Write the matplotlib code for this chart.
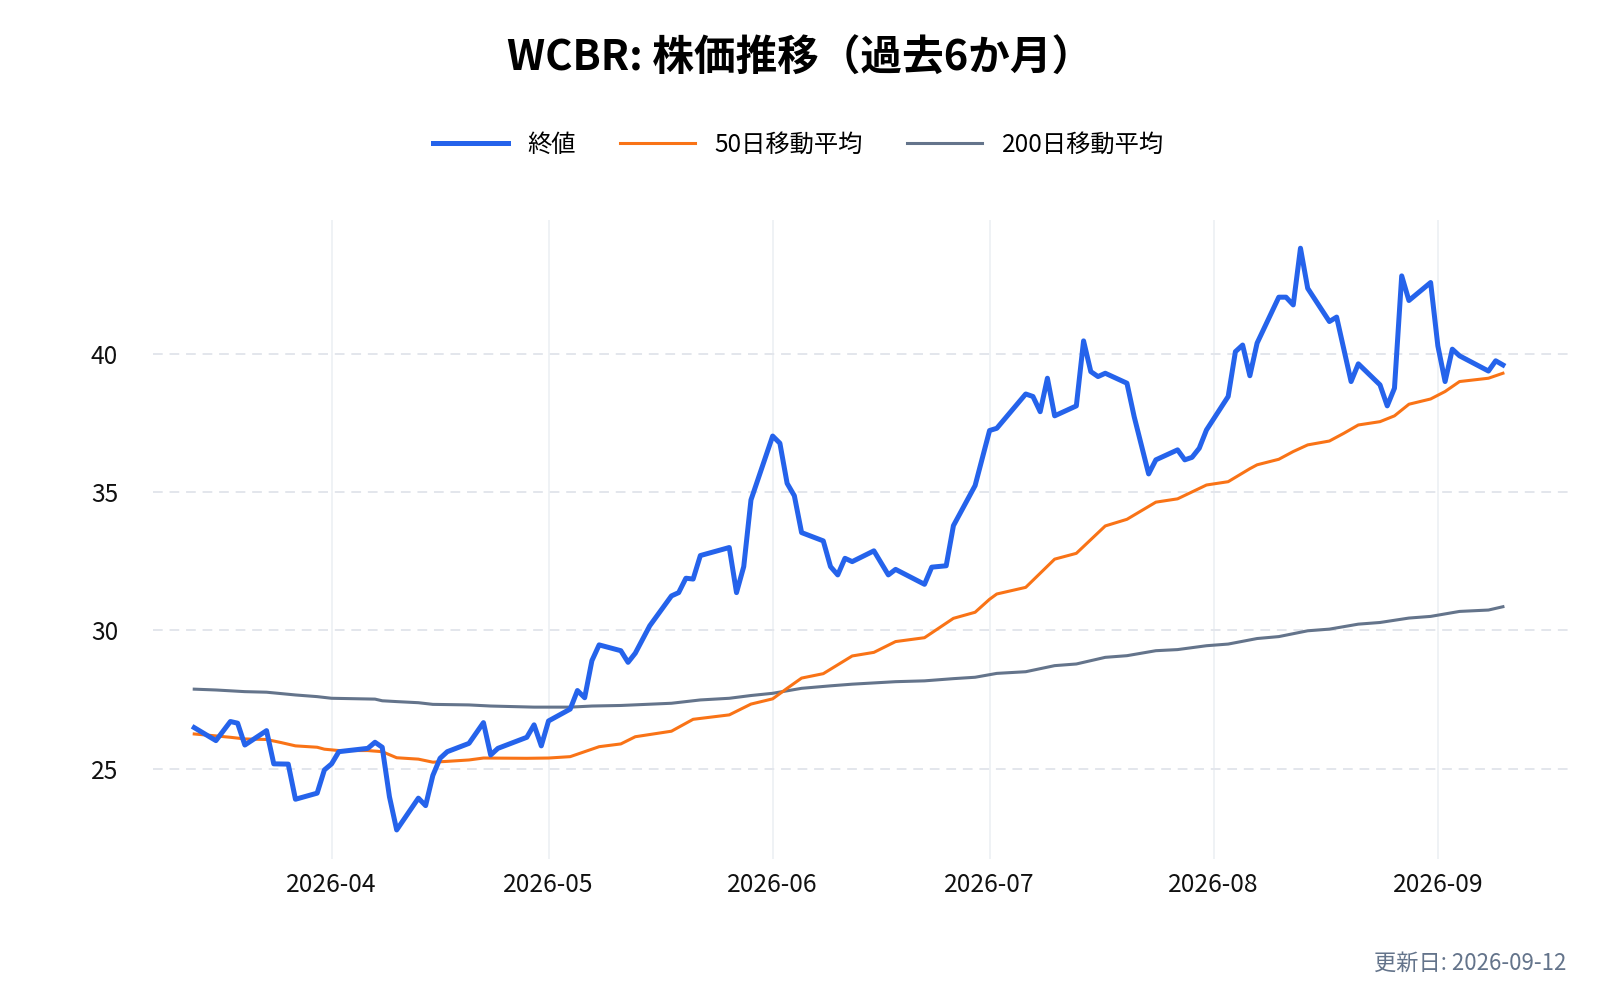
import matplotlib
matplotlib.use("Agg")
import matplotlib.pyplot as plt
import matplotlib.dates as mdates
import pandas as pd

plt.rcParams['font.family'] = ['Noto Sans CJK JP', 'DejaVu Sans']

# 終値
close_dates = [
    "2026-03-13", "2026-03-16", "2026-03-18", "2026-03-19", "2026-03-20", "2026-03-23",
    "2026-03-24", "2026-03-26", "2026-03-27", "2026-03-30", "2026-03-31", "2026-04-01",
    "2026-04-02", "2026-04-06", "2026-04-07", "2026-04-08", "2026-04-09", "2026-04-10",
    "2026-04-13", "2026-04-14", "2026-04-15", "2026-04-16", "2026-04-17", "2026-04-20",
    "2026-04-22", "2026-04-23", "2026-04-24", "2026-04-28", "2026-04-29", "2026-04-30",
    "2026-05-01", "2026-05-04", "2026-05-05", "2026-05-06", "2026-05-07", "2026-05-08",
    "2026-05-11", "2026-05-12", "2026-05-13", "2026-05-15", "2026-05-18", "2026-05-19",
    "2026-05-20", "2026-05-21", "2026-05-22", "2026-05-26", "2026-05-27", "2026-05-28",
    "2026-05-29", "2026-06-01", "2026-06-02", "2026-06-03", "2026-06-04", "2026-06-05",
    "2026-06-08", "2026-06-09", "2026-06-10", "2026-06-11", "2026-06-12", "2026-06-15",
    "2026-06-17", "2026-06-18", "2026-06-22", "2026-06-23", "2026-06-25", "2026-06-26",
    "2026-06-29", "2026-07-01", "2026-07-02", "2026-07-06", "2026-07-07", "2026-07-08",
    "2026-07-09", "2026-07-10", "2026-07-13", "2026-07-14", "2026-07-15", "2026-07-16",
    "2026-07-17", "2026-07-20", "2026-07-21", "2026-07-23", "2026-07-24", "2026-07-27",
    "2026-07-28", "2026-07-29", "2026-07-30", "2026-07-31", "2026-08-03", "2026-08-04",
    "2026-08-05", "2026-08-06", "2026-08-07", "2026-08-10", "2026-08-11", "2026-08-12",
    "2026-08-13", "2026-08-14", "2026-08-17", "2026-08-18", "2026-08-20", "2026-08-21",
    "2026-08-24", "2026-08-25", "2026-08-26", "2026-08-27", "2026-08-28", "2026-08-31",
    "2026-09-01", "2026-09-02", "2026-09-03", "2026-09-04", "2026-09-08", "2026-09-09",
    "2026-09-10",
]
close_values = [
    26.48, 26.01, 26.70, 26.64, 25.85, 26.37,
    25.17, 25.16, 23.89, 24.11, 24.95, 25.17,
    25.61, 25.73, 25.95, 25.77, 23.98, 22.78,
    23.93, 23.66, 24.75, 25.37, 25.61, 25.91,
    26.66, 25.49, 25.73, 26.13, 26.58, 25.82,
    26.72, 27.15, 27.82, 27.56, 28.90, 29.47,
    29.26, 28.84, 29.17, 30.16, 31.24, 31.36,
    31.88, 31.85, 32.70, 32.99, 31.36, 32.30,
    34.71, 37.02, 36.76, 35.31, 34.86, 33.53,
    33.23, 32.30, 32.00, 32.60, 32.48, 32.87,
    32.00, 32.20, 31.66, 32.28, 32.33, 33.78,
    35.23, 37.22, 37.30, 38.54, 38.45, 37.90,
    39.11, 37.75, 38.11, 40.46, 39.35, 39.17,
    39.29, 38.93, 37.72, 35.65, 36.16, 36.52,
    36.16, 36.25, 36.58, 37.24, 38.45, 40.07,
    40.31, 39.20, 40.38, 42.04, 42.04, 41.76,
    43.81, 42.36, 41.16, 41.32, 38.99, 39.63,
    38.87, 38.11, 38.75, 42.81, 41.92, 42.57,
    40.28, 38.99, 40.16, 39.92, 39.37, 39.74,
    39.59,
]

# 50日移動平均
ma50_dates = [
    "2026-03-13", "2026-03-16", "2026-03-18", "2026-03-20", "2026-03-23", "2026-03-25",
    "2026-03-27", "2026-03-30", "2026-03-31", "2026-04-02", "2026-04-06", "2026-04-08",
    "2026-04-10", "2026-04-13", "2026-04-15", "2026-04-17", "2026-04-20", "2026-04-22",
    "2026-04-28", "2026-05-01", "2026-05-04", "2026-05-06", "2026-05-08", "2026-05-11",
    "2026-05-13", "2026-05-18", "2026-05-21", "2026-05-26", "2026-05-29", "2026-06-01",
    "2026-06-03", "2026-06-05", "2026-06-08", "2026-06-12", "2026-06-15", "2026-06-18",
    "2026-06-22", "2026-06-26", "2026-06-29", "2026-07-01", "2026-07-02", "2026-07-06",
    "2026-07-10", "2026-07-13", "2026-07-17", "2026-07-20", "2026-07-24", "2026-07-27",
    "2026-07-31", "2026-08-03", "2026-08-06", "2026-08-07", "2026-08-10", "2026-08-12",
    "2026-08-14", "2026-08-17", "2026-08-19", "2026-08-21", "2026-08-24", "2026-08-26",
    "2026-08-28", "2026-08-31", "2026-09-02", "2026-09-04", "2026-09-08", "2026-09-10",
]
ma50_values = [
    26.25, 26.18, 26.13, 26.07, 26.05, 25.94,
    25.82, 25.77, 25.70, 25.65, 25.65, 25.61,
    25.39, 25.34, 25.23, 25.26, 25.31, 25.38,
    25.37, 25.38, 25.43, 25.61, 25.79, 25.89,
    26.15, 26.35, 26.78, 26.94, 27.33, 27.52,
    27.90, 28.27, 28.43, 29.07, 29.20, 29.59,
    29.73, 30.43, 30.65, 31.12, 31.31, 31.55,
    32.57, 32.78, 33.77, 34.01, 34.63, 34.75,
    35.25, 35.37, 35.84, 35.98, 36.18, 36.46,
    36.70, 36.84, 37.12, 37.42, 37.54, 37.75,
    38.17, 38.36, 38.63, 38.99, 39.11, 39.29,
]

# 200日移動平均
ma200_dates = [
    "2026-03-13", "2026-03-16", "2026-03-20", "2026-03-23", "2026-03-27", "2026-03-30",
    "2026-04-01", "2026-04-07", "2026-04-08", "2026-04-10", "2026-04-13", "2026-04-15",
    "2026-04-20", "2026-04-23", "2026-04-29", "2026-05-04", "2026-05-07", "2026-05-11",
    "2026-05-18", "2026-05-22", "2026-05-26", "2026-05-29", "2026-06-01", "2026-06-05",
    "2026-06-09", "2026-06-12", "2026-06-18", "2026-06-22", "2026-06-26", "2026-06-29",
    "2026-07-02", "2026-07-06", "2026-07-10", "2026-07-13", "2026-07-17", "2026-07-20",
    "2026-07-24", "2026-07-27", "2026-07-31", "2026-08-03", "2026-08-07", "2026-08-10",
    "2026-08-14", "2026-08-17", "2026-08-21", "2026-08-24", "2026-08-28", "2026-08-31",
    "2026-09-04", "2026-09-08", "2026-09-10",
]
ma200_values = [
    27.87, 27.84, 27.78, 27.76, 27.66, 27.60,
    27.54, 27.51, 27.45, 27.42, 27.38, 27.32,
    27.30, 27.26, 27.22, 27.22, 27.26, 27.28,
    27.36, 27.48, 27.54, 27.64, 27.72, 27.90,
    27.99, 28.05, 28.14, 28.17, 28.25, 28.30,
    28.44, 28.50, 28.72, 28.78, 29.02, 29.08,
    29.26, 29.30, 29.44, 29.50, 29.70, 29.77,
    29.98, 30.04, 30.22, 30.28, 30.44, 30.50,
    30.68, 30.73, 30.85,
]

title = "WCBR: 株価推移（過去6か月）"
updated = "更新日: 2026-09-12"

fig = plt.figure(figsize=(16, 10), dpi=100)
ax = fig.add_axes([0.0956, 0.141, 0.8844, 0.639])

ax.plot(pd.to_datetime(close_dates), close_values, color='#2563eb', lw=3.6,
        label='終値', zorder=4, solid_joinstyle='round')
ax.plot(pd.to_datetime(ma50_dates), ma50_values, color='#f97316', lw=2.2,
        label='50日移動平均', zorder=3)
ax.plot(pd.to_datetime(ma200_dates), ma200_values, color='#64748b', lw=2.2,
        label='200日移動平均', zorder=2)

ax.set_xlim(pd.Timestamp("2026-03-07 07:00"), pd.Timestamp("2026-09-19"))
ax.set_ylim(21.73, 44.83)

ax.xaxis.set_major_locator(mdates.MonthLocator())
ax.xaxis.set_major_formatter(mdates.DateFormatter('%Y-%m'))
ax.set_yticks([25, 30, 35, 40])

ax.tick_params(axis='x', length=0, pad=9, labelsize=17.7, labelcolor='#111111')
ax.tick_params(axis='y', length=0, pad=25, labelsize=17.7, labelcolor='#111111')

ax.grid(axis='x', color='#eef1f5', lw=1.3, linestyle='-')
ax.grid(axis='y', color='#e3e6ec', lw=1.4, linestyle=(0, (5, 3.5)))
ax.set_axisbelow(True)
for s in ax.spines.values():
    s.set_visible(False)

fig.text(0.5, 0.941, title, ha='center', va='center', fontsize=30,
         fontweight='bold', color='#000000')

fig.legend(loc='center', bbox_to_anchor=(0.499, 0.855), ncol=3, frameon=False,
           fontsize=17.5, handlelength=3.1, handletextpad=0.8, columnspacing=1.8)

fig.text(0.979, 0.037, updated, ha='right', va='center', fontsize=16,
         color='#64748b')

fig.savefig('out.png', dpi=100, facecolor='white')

• **WHAT IS ASKED**
Every line from the start of the listing above through the line with "plt.rcParams['font.family'] = ['Noto" should be repeated exactly; skip the pictures and add nothing else.

• **RESULT OF THIS TASK**
Write the matplotlib code for this chart.
import matplotlib
matplotlib.use("Agg")
import matplotlib.pyplot as plt
import matplotlib.dates as mdates
import pandas as pd

plt.rcParams['font.family'] = ['Noto Sans CJK JP', 'DejaVu Sans']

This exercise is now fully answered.